The second approach is to capture the time in your calendar so every part of your day is either a meeting or a “focus block” for the task being completed (when auditing, it can be helpful to specify the category too).  The time blocking approach covered in the bonus resource covers why this practice is beneficial even when you’re not conducting a time audit.

At the end of the audit period, you can review your calendar and catalog your time in a spreadsheet.

For the calendar approach, I find it’s helpful to keep a separate log of multi-tasking done during meetings – as I suggested for the time log approach. 

Personally, I’ve not used the time log approach in years because it feels like too much work so I procrastinate doing it. Pick whichever works best for you!

Review The Difference

Now that you’ve got the desired time allocation and a snapshot of your actual time allocation it’s time to compare and contrast. 

Which categories are you spending too much time on? Which categories are you spending too little time on?

What seems to be causing the imbalance? 

The goal here is to critically evaluate the difference and the likely causes. Try to resist jumping into solutions before capturing what you think the causes are.

Make A Plan

The critical final step of the audit is making a plan to move closer to your ideal time allocation. 

The best place to start clearing space and adjusting your time allocation is The CARD Framework: cancel, automate, reduce, delegate.

Cancel. What can you just stop doing? Look for things you’re doing that aren’t very valuable and should be dropped so you can spend time on more valuable things. You might not find many items for this tactic, but look hard and you could find some meaningful opportunities,

Automate. Is there work you could do once that would reduce the time required to do this work in the future? This could be as simple as creating an email template that you can reuse. It could be using a tool like Zapier to automatically generate and send a report. It could be setting up a workflow in Slack that posts a reminder for everyone to complete a recurring task. Often these items are less about freeing up time and more about freeing up mental cycles.

Reduce. Can you perform this task less often and still get similar results? Do you have a weekly meeting that could become bi-weekly? Could the one-hour meeting become a 30-minute meeting? This is your chance to apply Parkinson’s Law to your advantage. Parkinson’s Law states that a task will expand or contract to fill the time allotted to it. Even in cases where it doesn’t strictly apply, you might be able to spend half the time and get 80% of the result. Your goal is to evaluate that tradeoff and make it accordingly. One caveat here, I’d strongly recommend against anything less than 30 minutes a week spent on 1:1s with each of your direct reports. 

Delegate. Should someone else be doing it? Is this task better suited to someone else? That might be because you have more valuable things to do but the work still has to be done. It might be that someone else’s skills would allow them to do the job better or faster. It might be that you don’t enjoy the task and it drains your mental and emotional energy. Delegation doesn’t have to be to someone you manage, it can also be to a peer.
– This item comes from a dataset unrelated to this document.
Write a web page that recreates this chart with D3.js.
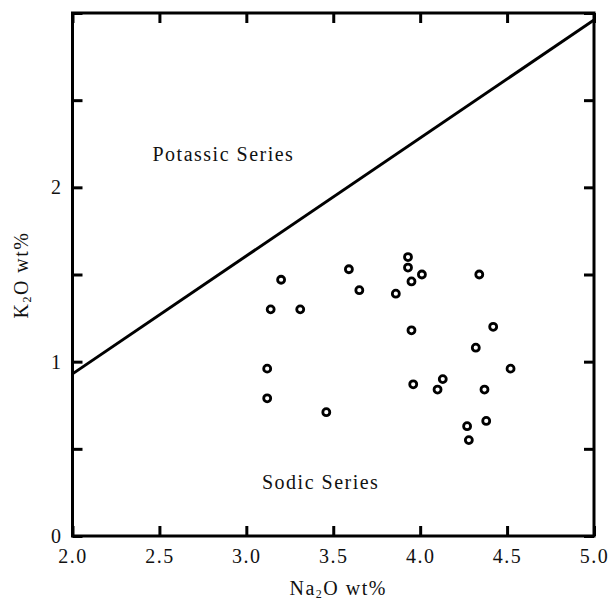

You might have other tactics you can employ, so think carefully about how you can bridge the gap between how you spend your time and how you want to spend your time. 

It’s important to write down your plan and commit to implementing it. I’d suggest making time to go over it with your manager in your 1:1. Not only can they help you stick to it (such as by endorsing your decision to reduce the frequency of a standing meeting), it clearly demonstrates that you’re thinking critically about how you spend your time.